- [What you are asked to do]: From the first line of the data down to and including the line with "import seaborn as sns", copy everything exactly, leaving out pictures.
# # # # # # #
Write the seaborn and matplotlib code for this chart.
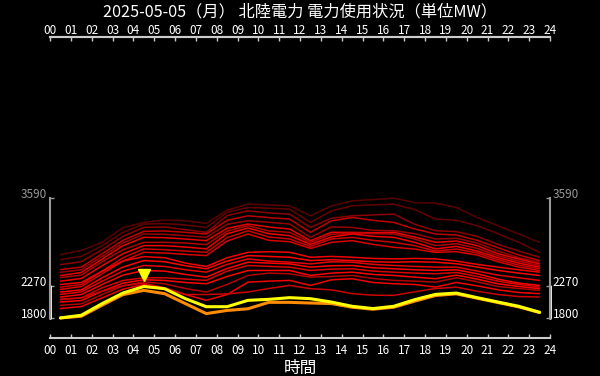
import matplotlib
matplotlib.use("Agg")
import matplotlib.pyplot as plt
import matplotlib.transforms as mtransforms
import pandas as pd
import seaborn as sns

HOURS = [0.5, 1.5, 2.5, 3.5, 4.5, 5.5, 6.5, 7.5, 8.5, 9.5, 10.5, 11.5,
         12.5, 13.5, 14.5, 15.5, 16.5, 17.5, 18.5, 19.5, 20.5, 21.5, 22.5, 23.5]
HOUR_TICKS = list(range(25))
HOUR_LABELS = [f"{h:02d}" for h in HOUR_TICKS]

TODAY = [1800, 1840, 2014, 2172, 2270, 2237, 2088, 1968, 1968, 2063, 2078, 2103,
         2088, 2038, 1974, 1940, 1974, 2073, 2152, 2172, 2103, 2038, 1974, 1885]
ACTUAL = [1800, 1825, 1990, 2148, 2212, 2163, 2014, 1865, 1912, 1937, 2033, 2033,
          2023, 2015, 1960, 1930, 1960, 2050, 2135, 2160, 2095, 2030, 1965, 1880]

PAST = {
    "U1": [2747, 2807, 2930, 3150, 3228, 3264, 3253, 3213, 3411, 3501, 3490, 3476,
           3327, 3473, 3550, 3570, 3590, 3525, 3516, 3451, 3302, 3178, 3055, 2930],
    "U2": [2671, 2720, 2880, 3080, 3204, 3210, 3190, 3153, 3380, 3451, 3440, 3427,
           3228, 3400, 3476, 3490, 3501, 3420, 3278, 3260, 3180, 3060, 2930, 2781],
    "U3": [2597, 2640, 2820, 3020, 3154, 3160, 3120, 3079, 3330, 3401, 3370, 3352,
           3153, 3290, 3327, 3340, 3352, 3200, 3104, 3090, 3020, 2900, 2800, 2707],
    "U4": [2522, 2560, 2760, 2960, 3094, 3100, 3080, 3055, 3260, 3327, 3300, 3278,
           3079, 3250, 3302, 3260, 3228, 3130, 3055, 3040, 2960, 2850, 2740, 2658],
    "U5": [2483, 2520, 2720, 2920, 3055, 3050, 3030, 3005, 3200, 3253, 3230, 3204,
           3005, 3160, 3153, 3110, 3104, 3060, 2980, 2990, 2920, 2800, 2700, 2633],
    "U6": [2433, 2480, 2680, 2880, 3005, 3000, 2980, 2955, 3140, 3204, 3160, 3129,
           2955, 3080, 3079, 3075, 3079, 3010, 2930, 2950, 2880, 2760, 2680, 2608],
    "U7": [2404, 2440, 2640, 2820, 2930, 2930, 2920, 2896, 3100, 3179, 3100, 3079,
           2930, 3050, 3064, 3060, 3055, 2980, 2881, 2910, 2840, 2730, 2650, 2584],
    "U8": [2350, 2390, 2580, 2760, 2881, 2880, 2860, 2832, 3060, 3144, 3060, 3030,
           2900, 3010, 3055, 3020, 3005, 2930, 2832, 2870, 2800, 2700, 2620, 2559],
    "U9": [2261, 2300, 2500, 2700, 2832, 2820, 2800, 2781, 3000, 3104, 3010, 2980,
           2870, 2980, 3005, 2960, 2930, 2880, 2800, 2830, 2770, 2670, 2590, 2535],
    "U10": [2227, 2270, 2460, 2650, 2781, 2770, 2750, 2732, 2950, 3055, 2960, 2940,
            2840, 2930, 2955, 2900, 2856, 2830, 2780, 2790, 2740, 2640, 2560, 2509],
    "L1": [2300, 2330, 2500, 2650, 2717, 2700, 2620, 2569, 2700, 2781, 2790, 2781,
           2707, 2720, 2707, 2690, 2683, 2690, 2683, 2650, 2600, 2560, 2520, 2484],
    "L2": [2187, 2220, 2400, 2560, 2658, 2640, 2580, 2535, 2650, 2732, 2720, 2707,
           2658, 2670, 2658, 2640, 2633, 2640, 2633, 2610, 2560, 2510, 2470, 2435],
    "L3": [2152, 2190, 2350, 2500, 2584, 2570, 2520, 2484, 2600, 2683, 2650, 2633,
           2608, 2640, 2633, 2600, 2584, 2570, 2559, 2560, 2500, 2440, 2400, 2361],
    "L4": [2113, 2150, 2300, 2440, 2509, 2500, 2450, 2410, 2540, 2633, 2620, 2608,
           2559, 2580, 2584, 2550, 2535, 2520, 2509, 2520, 2460, 2380, 2320, 2286],
    "L5": [2073, 2100, 2250, 2360, 2401, 2400, 2380, 2361, 2500, 2584, 2570, 2559,
           2509, 2530, 2535, 2500, 2484, 2470, 2460, 2480, 2420, 2350, 2300, 2261],
    "L6": [2038, 2060, 2200, 2320, 2371, 2360, 2330, 2311, 2420, 2509, 2510, 2509,
           2435, 2470, 2484, 2450, 2435, 2410, 2386, 2440, 2380, 2310, 2270, 2237],
    "L7": [1989, 2010, 2150, 2280, 2340, 2310, 2240, 2187, 2300, 2435, 2470, 2460,
           2410, 2420, 2435, 2390, 2361, 2350, 2335, 2400, 2340, 2270, 2240, 2212],
    "L8": [1940, 1970, 2100, 2230, 2300, 2250, 2150, 2063, 2150, 2335, 2350, 2361,
           2286, 2370, 2386, 2330, 2311, 2300, 2261, 2330, 2280, 2220, 2180, 2163],
    "L9": [2080, 2100, 2200, 2280, 2320, 2250, 2150, 2150, 2160, 2187, 2240, 2286,
           2237, 2220, 2163, 2140, 2137, 2190, 2240, 2260, 2200, 2150, 2120, 2113],
}
# brightness of each past day's red line
PAST_SHADE = {
    "U1": 0.35, "U2": 0.4, "U3": 0.55, "U4": 0.75, "U5": 0.6, "U6": 0.9, "U7": 0.7,
    "U8": 0.95, "U9": 0.8, "U10": 0.85, "L1": 0.95, "L2": 1.0, "L3": 0.9,
    "L4": 1.0, "L5": 0.85, "L6": 1.0, "L7": 0.7, "L8": 0.95, "L9": 0.8,
}

Y_TICKS = [1800, 2270, 3590]
Y_TICK_COLORS = ["white", "white", "#999999"]

sns.set_theme(style="dark", rc={
    "axes.facecolor": "black",
    "figure.facecolor": "black",
    "axes.grid": False,
})
plt.rcParams["font.family"] = ["Noto Sans CJK JP", "DejaVu Sans"]

past_df = pd.DataFrame(
    [(day, h, v) for day, vals in PAST.items() for h, v in zip(HOURS, vals)],
    columns=["day", "hour", "mw"],
)
palette = {day: (s, 0.0, 0.0) for day, s in PAST_SHADE.items()}

fig = plt.figure(figsize=(6, 3.76), dpi=100)
ax = fig.add_axes([50 / 600, 1 - 338 / 376, 500 / 600, 301 / 376])

sns.lineplot(data=past_df, x="hour", y="mw", hue="day", palette=palette,
             linewidth=1.1, legend=False, ax=ax)
sns.lineplot(x=HOURS, y=ACTUAL, color="#ff8c00", linewidth=2.2, ax=ax)
sns.lineplot(x=HOURS, y=TODAY, color="#ffff00", linewidth=2.2, ax=ax)

# peak marker above today's maximum
peak_i = TODAY.index(max(TODAY))
marker_tr = mtransforms.offset_copy(ax.transData, fig=fig, y=8, units="points")
ax.plot(HOURS[peak_i], TODAY[peak_i], marker="v", color="#ffff00",
        markersize=8, transform=marker_tr, linestyle="none")

ax.set_xlim(0, 24)
ax.set_ylim(1500, 6000)
ax.set_xticks(HOUR_TICKS)
ax.set_xticklabels(HOUR_LABELS)
ax.set_yticks(Y_TICKS)
ax.set_yticklabels([str(t) for t in Y_TICKS])

# bottom hour axis
ax.tick_params(axis="x", top=False, bottom=True, labeltop=False,
               labelbottom=True, direction="in", length=3, width=1,
               color="#cccccc", labelcolor="white", labelsize=8.5, pad=4.5)
# top hour axis
top = ax.secondary_xaxis("top")
top.set_xticks(HOUR_TICKS)
top.set_xticklabels(HOUR_LABELS)
top.tick_params(direction="in", length=3, width=1, color="#cccccc",
                labelcolor="white", labelsize=8.5, pad=0)
top.spines["top"].set_color("#cccccc")
top.spines["top"].set_linewidth(1.5)

ax.tick_params(axis="y", left=True, right=True, labelleft=True, labelright=True,
               direction="in", length=3, width=1, color="#999999",
               labelsize=8.5, pad=2)
for tick, col in zip(ax.yaxis.get_major_ticks(), Y_TICK_COLORS):
    for lab in (tick.label1, tick.label2):
        lab.set_color(col)
        lab.set_verticalalignment("baseline")
    tick.tick1line.set_color(col)
    tick.tick2line.set_color(col)

for side in ["top", "bottom"]:
    ax.spines[side].set_color("#cccccc")
    ax.spines[side].set_linewidth(1.5)
for side in ["left", "right"]:
    ax.spines[side].set_color("#999999")
    ax.spines[side].set_linewidth(1.5)
    ax.spines[side].set_bounds(min(Y_TICKS), max(Y_TICKS))

# white bracket marking today's range on both sides
bracket_tr = mtransforms.blended_transform_factory(ax.transAxes, ax.transData)
for xa in [0, 1]:
    ax.plot([xa, xa], [min(TODAY), max(TODAY)], color="white", linewidth=2,
            transform=bracket_tr, clip_on=False)

ax.set_xlabel("時間", color="white", fontsize=12, labelpad=2)
ax.set_ylabel("")
fig.text(0.5, 0.968, "2025-05-05（月） 北陸電力 電力使用状況（単位MW）",
         color="white", fontsize=11.7, ha="center", va="center")

fig.savefig("out.png", dpi=100, facecolor="black")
# # # # # # #
- [Written solution]:
Write the seaborn and matplotlib code for this chart.
import matplotlib
matplotlib.use("Agg")
import matplotlib.pyplot as plt
import matplotlib.transforms as mtransforms
import pandas as pd
import seaborn as sns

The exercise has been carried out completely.